Я сижу в своём кабинете — тихо, как всегда перед грозой. Аппарат флюорографии стоит у стены, будто дремлет, но я знаю: через минуту он проснётся. Холодный блеск металла, запах спирта и пыли — всё на своих местах. Лампа мерцает в углу, как старый маяк в тумане. Свет падает косо, выхватывая из полумрака края стола, ручку, мои руки — спокойные, уверенные. Я жду.

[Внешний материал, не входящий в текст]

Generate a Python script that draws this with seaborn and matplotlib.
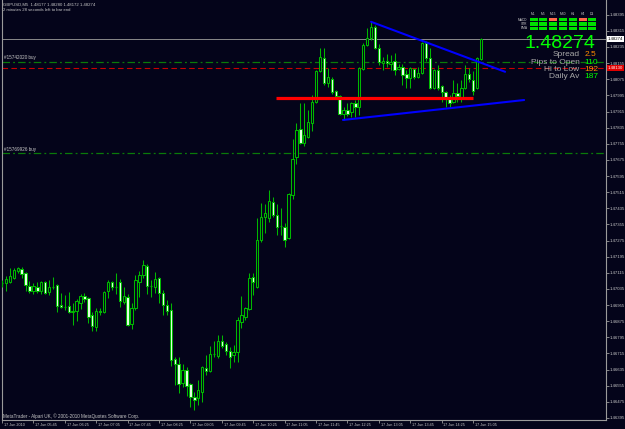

Дверь скрипит. Она заходит — молодая, не старше тридцати. В руках сжимает медицинскую карточку, пальцы белые от напряжения. Глаза бегают: сначала по углам, потом на меня, потом в пол. Она видит — мужчина, в белом халате, с холодным взглядом. Её дыхание сбивается. Я смотрю на неё. Медленно. Оцениваю.
— Раздевайтесь до пояса, — говорю я, не повышая голоса. Просто констатирую.
Она замирает. Губы шевелятся — хочет что-то сказать, но не может. Потом кивает. Медленно. И начинает стягивать кофту. Ткань скользит по плечам, по груди.
Грудь колышется под свитером, будто просыпается. Большая, тяжёлая. Под хлопковой тканью лифчика — соски уже напряжены. Холод? Стыд? Она снимает кофту. Остаётся в простом, потёртом лифчике — белом, с выцветшими швами. Ничего сексуального. Но именно это и будоражит — он не для чужих глаз. А сейчас — передо мной. Я вижу, как по её спине бегут мурашки. Как дрожат пальцы, когда она тянется за застёжкой. Я встаю. Подхожу.